On October 6, 1970, while on holiday in Istanbul, Turkey, American college student Billy Hayes straps 2 kg of hashish blocks to his chest. While attempting to board a plane back to the United States with his girlfriend, Billy is arrested by Turkish police on high alert due to fear of terrorist attacks. He is strip-searched, photographed and questioned. After a while, a shadowy American (who is never named, but is nicknamed "Tex" by Billy due to his thick Texan accent) arrives, takes Billy to a police station and translates Billy's English for one of the detectives. On questioning Billy tells them that he bought the hashish from a taxicab driver, and offers to help the police track him down in exchange for his release. Billy goes with the police to a nearby market and points out the cab driver, but when they go to arrest the cabbie, it becomes apparent that the police have no intention of keeping their end of the deal with Billy. He sees an opportunity and makes a run for it, only to get cornered and recaptured by the mysterious American.

During his first night in holding at a local jail, a freezing-cold Billy sneaks out of his cell and steals a blanket. Later that night he is rousted from his cell and brutally beaten by chief guard Hamidou for the blanket theft.

He wakes a few days later in Sağmalcılar Prison, surrounded by fellow Western prisoners Jimmy (an American—in for stealing two candlesticks from a mosque), Max (an English heroin addict) and Erich (a Swede, also in for drug smuggling) who help him to his feet.
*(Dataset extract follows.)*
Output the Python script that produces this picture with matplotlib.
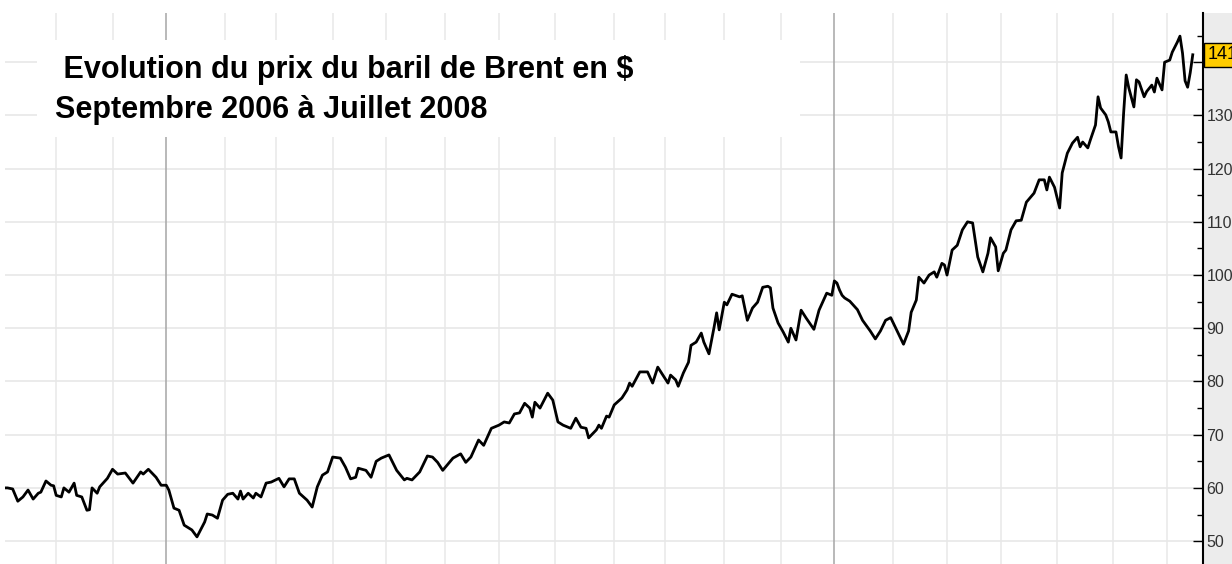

Jimmy tells Billy that the prison is a dangerous place for foreigners like themselves, and that no one can be trusted—not even the young children.

Billy meets his father along with a U.S representative and a Turkish lawyer to discuss what will happen to him. Billy is sent to trial for his case where the angry prosecutor makes a case against him for drug smuggling. The lead judge is sympathetic to Billy and gives him only a four-year sentence for drug possession. Billy and his father are horrified at the outcome but their Turkish lawyer insists that the term is a very good result.

Jimmy tries to encourage Billy to become part of an escape attempt through the prison's tunnels. Believing he is to be released soon, Billy rebuffs Jimmy who goes on to attempt an escape himself; he is brutally beaten when he's caught. In 1974, Billy's sentence is overturned by the Turkish High Court in Ankara after a prosecution appeal (the prosecutor originally wished to have him found guilty of smuggling and not the lesser charge of possession), and he is ordered to serve a 30-years-to-life term for his crime. Billy goes along with a prison-break Jimmy has masterminded. Billy, Jimmy, and Max try to escape through the catacombs below the prison, but their plans are revealed to the prison authorities by fellow-prisoner Rifki. His stay becomes harsh and brutal: terrifying scenes of physical and mental torture follow one another, culminating in Billy having a breakdown. He beats up and nearly kills Rifki. Following this breakdown, he is sent to the prison's ward for the insane where he wanders in a daze among the other disturbed and catatonic prisoners. He meets fellow prisoner Ahmet whilst participating in the regular inmate activity of walking in a circle around a pillar. Ahmet claims to be a philosopher from Oxford University and engages him in conversation to which Billy is unresponsive.

In 1975, Billy's girlfriend Susan comes to see him. Devastated at what has happened to Billy, she tells him that he has to escape or else he will die in there. She leaves him a scrapbook with money hidden inside as "a picture of your good friend Mr. Franklin from the bank", hoping Billy can use it to help him escape. Her visit moves Billy strongly, and he regains his senses. He says goodbye to Max, telling him not to die and promising to come back for him. He bribes Hamidou into taking him to the sanitarium, where there are no guards. Instead, Hamidou takes Billy past the sanitarium to another room—and prepares to rape him. Fighting back, Billy inadvertently kills Hamidou by pushing him onto a coat hook. He seizes the opportunity to escape by putting on a guard's uniform and walking out of the front door. In the epilogue, it is explained that—on the night of October 4, 1975—he successfully crossed the border to Greece, and arrived home three weeks later.